For providing various evaluation methods for grammar knowledge in recognition outputs, we introduced an evaluation method for the grammatical deviation distance and a grammar-based mean opinion score to supplement the existing common evaluation criteria such as WER and CER for exploring an expandable usage paradigm with grammar knowledge.
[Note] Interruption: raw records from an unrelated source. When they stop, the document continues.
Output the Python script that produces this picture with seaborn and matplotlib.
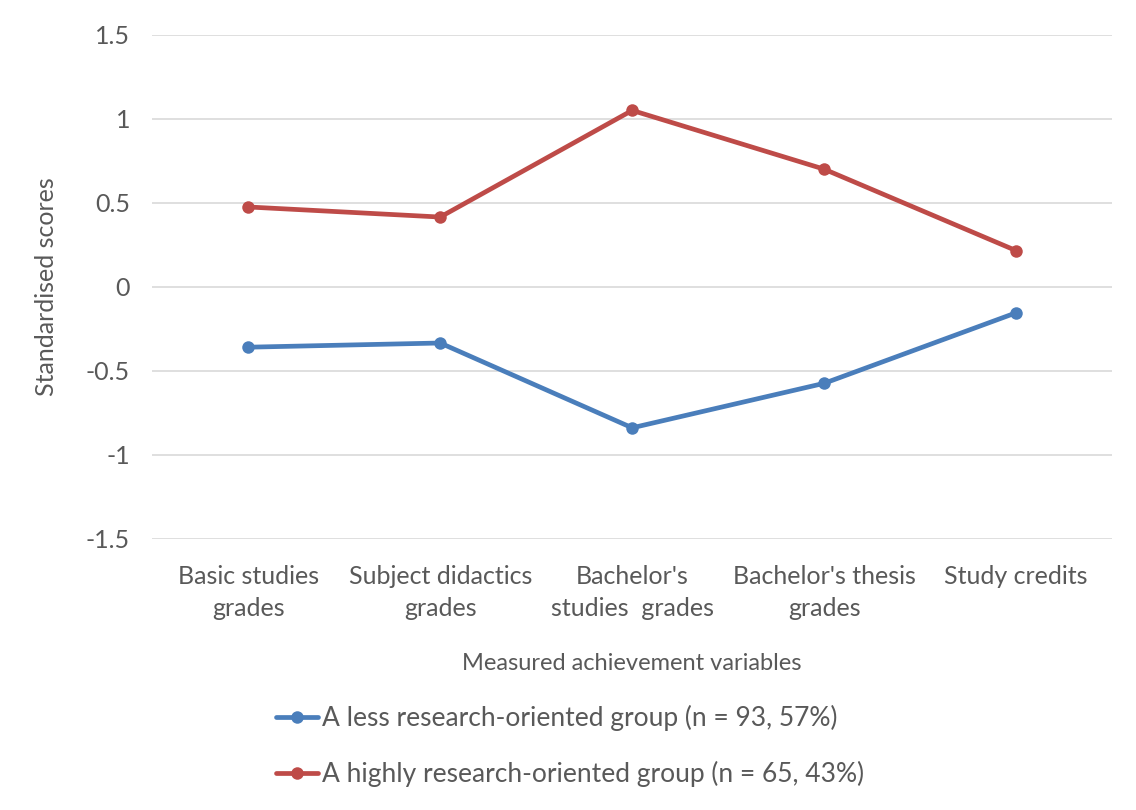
import numpy as np
import pandas as pd
import matplotlib
matplotlib.use("Agg")
import matplotlib.pyplot as plt
import seaborn as sns

categories = ["Basic studies\ngrades", "Subject didactics\ngrades", "Bachelor's\nstudies  grades",
              "Bachelor's thesis\ngrades", "Study credits"]
less_group = [-0.36, -0.335, -0.84, -0.575, -0.155]
high_group = [0.475, 0.415, 1.05, 0.70, 0.215]
series_names = ["A less research-oriented group (n = 93, 57%)",
                "A highly research-oriented group (n = 65, 43%)"]
colors = ["#4A7EBB", "#BE4B48"]

df = pd.DataFrame({
    "variable": categories * 2,
    "score": less_group + high_group,
    "group": [series_names[0]] * len(categories) + [series_names[1]] * len(categories),
})

sns.set_theme(style="white")
plt.rcParams["font.family"] = ["Lato", "DejaVu Sans"]
text_col = "#595959"

fig = plt.figure(figsize=(11.36, 8.10), dpi=100)
ax = fig.add_axes([0.134, 0.335, 0.845, 0.622])

sns.lineplot(data=df, x="variable", y="score", hue="group", palette=colors,
             marker="o", markersize=9, markeredgewidth=0, linewidth=3.4,
             sort=False, ax=ax)

ax.set_ylim(-1.5, 1.5)
ax.set_xlim(-0.5, 4.5)
ax.set_yticks([-1.5, -1, -0.5, 0, 0.5, 1, 1.5])
ax.set_yticklabels(["-1.5", "-1", "-0.5", "0", "0.5", "1", "1.5"])
ax.yaxis.grid(True, color="#D9D9D9", linewidth=1.2)
ax.set_axisbelow(True)
for s in ax.spines.values():
    s.set_visible(False)
ax.tick_params(axis="both", length=0, labelsize=18, colors=text_col)
ax.tick_params(axis="x", pad=19)
ax.tick_params(axis="y", pad=16)
for lab in ax.get_xticklabels():
    lab.set_linespacing(1.45)
ax.set_xlabel("Measured achievement variables", fontsize=17, color=text_col, labelpad=24)
ax.set_ylabel("Standardised scores", fontsize=18, color=text_col, labelpad=20)

handles, labels = ax.get_legend_handles_labels()
ax.legend_.remove()
fig.legend(handles, labels, loc="center", bbox_to_anchor=(0.502, 0.079), ncol=1,
           frameon=False, fontsize=19, labelcolor=text_col, handlelength=1.6,
           handletextpad=0.15, labelspacing=1.15)

fig.savefig("out.png", dpi=100)
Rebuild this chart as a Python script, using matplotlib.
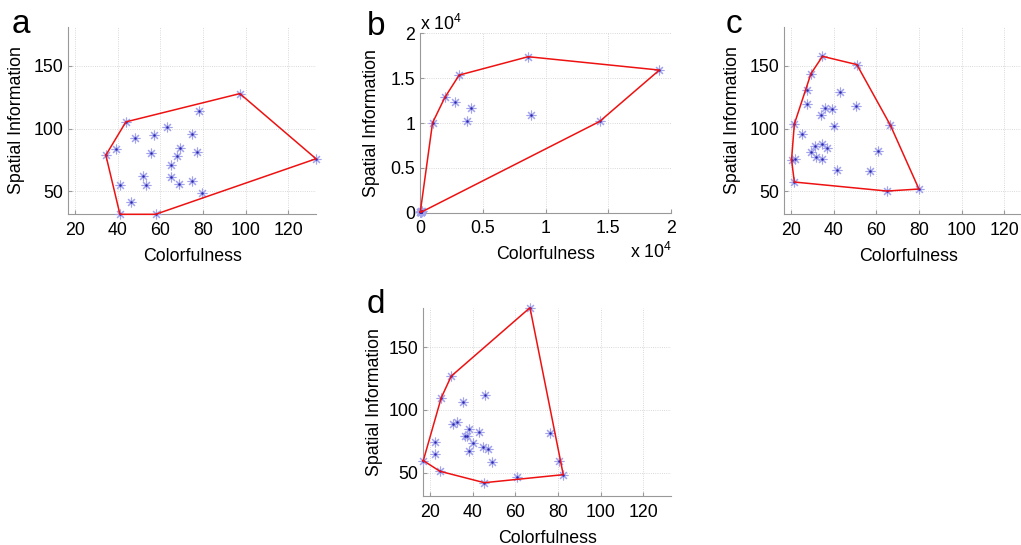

To evaluate the effectiveness of our approach, we conducted experiments on the small open-source Mandarin speech corpus AISHELL-1 and large private-source Mandarin speech corpus TRANS-M to verify the effectiveness of our method. Compared with the baseline, our approach achieved relative CER reductions of 3.2% and 5.0% and relative GDD reductions of 4.7% and 5.9% on AISHELL-1 and TRANS-M tasks, respectively. Meanwhile, the grammar-based mean opinion score of our method is about 4.29 and 3.20, while the baseline can only reach 4.11 and 3.02.
Overall, our study provides a framework for future research on incorporating grammar knowledge into ASR systems. We believe that this approach has great potential for improving speech recognition technology and enhancing the user experience in various applications such as virtual assistants, voice-controlled devices, and automated customer service systems.
Future work will evaluate the performance of deeper integration with the grammar information, and we will also incorporate more downstream tasks to increase the role of multiple evaluation methods.